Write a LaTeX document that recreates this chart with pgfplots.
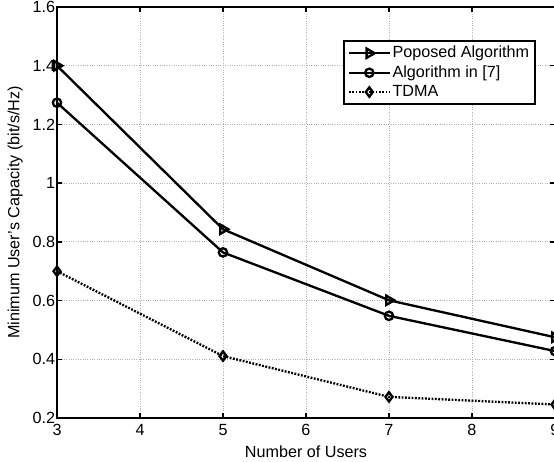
\documentclass[border=0pt]{standalone}
\usepackage{pgfplots}
\pgfplotsset{compat=1.18}
\usepackage{fontspec}
\setmainfont{Liberation Sans}
\newcommand{\ff}{\fontsize{9.7}{11.6}\selectfont}
\begin{document}
\begin{tikzpicture}
\useasboundingbox (-34.2pt,-25.8pt) rectangle (298.2pt,250.8pt);
\clip (-34.2pt,-25.8pt) rectangle (298.2pt,250.8pt);
\begin{axis}[
  at={(0,0)}, anchor=south west,
  scale only axis, width=298.8pt, height=246.6pt,
  xmin=3, xmax=9, ymin=0.2, ymax=1.6,
  xtick={3,4,5,6,7,8,9},
  ytick={0.2,0.4,0.6,0.8,1,1.2,1.4,1.6},
  tick align=inside, major tick length=3pt,
  tick style={black, line width=0.8pt},
  axis line style={line width=1.7pt},
  grid=major,
  major grid style={gray!60, densely dotted, line width=0.5pt},
  /pgf/number format/assume math mode=true,
  tick label style={font=\ff},
  yticklabel style={inner xsep=1pt},
  label style={font=\ff},
  xlabel={Number of Users},
  ylabel={Minimum User's Capacity (bit/s/Hz)},
  xlabel style={at={(axis description cs:0.5,-0.083)}, anchor=center},
  ylabel style={at={(axis description cs:-0.084,0.5)}, anchor=center},
  legend style={font=\ff, at={(0.962,0.920)}, anchor=north east,
    draw=black, line width=1.3pt, fill=white, inner xsep=2.5pt, inner ysep=1.5pt,
    row sep=0pt, cells={anchor=west},
    nodes={inner xsep=1pt, inner ysep=1.6pt}},
  legend image code/.code={\draw[mark repeat=2,mark phase=2] plot coordinates {(0cm,0cm) (0.43cm,0cm) (0.86cm,0cm)};},
]
\addplot[black, line width=1.4pt, mark=triangle, mark size=3.2pt,
  mark options={rotate=-90, solid}] coordinates {
  (3,1.40) (5,0.843) (7,0.601) (9,0.475)};
\addlegendentry{Poposed Algorithm}
\addplot[black, line width=1.4pt, mark=o, mark size=2.5pt,
  mark options={solid}] coordinates {
  (3,1.274) (5,0.764) (7,0.548) (9,0.428)};
\addlegendentry{Algorithm in [7]}
\addplot[black, line width=1.4pt, dash pattern=on 1.1pt off 0.9pt, mark=diamond, mark size=2.8pt,
  mark options={solid}] coordinates {
  (3,0.700) (5,0.411) (7,0.272) (9,0.246)};
\addlegendentry{TDMA}
\end{axis}
\end{tikzpicture}
\end{document}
——
WHAT YOU SHOULD DO:
Omit every picture, then reproduce the rest of the listing exactly.

EXERCISE ANSWER:
Write a LaTeX document that recreates this chart with pgfplots.
\documentclass[border=0pt]{standalone}
\usepackage{pgfplots}
\pgfplotsset{compat=1.18}
\usepackage{fontspec}
\setmainfont{Liberation Sans}
\newcommand{\ff}{\fontsize{9.7}{11.6}\selectfont}
\begin{document}
\begin{tikzpicture}
\useasboundingbox (-34.2pt,-25.8pt) rectangle (298.2pt,250.8pt);
\clip (-34.2pt,-25.8pt) rectangle (298.2pt,250.8pt);
\begin{axis}[
  at={(0,0)}, anchor=south west,
  scale only axis, width=298.8pt, height=246.6pt,
  xmin=3, xmax=9, ymin=0.2, ymax=1.6,
  xtick={3,4,5,6,7,8,9},
  ytick={0.2,0.4,0.6,0.8,1,1.2,1.4,1.6},
  tick align=inside, major tick length=3pt,
  tick style={black, line width=0.8pt},
  axis line style={line width=1.7pt},
  grid=major,
  major grid style={gray!60, densely dotted, line width=0.5pt},
  /pgf/number format/assume math mode=true,
  tick label style={font=\ff},
  yticklabel style={inner xsep=1pt},
  label style={font=\ff},
  xlabel={Number of Users},
  ylabel={Minimum User's Capacity (bit/s/Hz)},
  xlabel style={at={(axis description cs:0.5,-0.083)}, anchor=center},
  ylabel style={at={(axis description cs:-0.084,0.5)}, anchor=center},
  legend style={font=\ff, at={(0.962,0.920)}, anchor=north east,
    draw=black, line width=1.3pt, fill=white, inner xsep=2.5pt, inner ysep=1.5pt,
    row sep=0pt, cells={anchor=west},
    nodes={inner xsep=1pt, inner ysep=1.6pt}},
  legend image code/.code={\draw[mark repeat=2,mark phase=2] plot coordinates {(0cm,0cm) (0.43cm,0cm) (0.86cm,0cm)};},
]
\addplot[black, line width=1.4pt, mark=triangle, mark size=3.2pt,
  mark options={rotate=-90, solid}] coordinates {
  (3,1.40) (5,0.843) (7,0.601) (9,0.475)};
\addlegendentry{Poposed Algorithm}
\addplot[black, line width=1.4pt, mark=o, mark size=2.5pt,
  mark options={solid}] coordinates {
  (3,1.274) (5,0.764) (7,0.548) (9,0.428)};
\addlegendentry{Algorithm in [7]}
\addplot[black, line width=1.4pt, dash pattern=on 1.1pt off 0.9pt, mark=diamond, mark size=2.8pt,
  mark options={solid}] coordinates {
  (3,0.700) (5,0.411) (7,0.272) (9,0.246)};
\addlegendentry{TDMA}
\end{axis}
\end{tikzpicture}
\end{document}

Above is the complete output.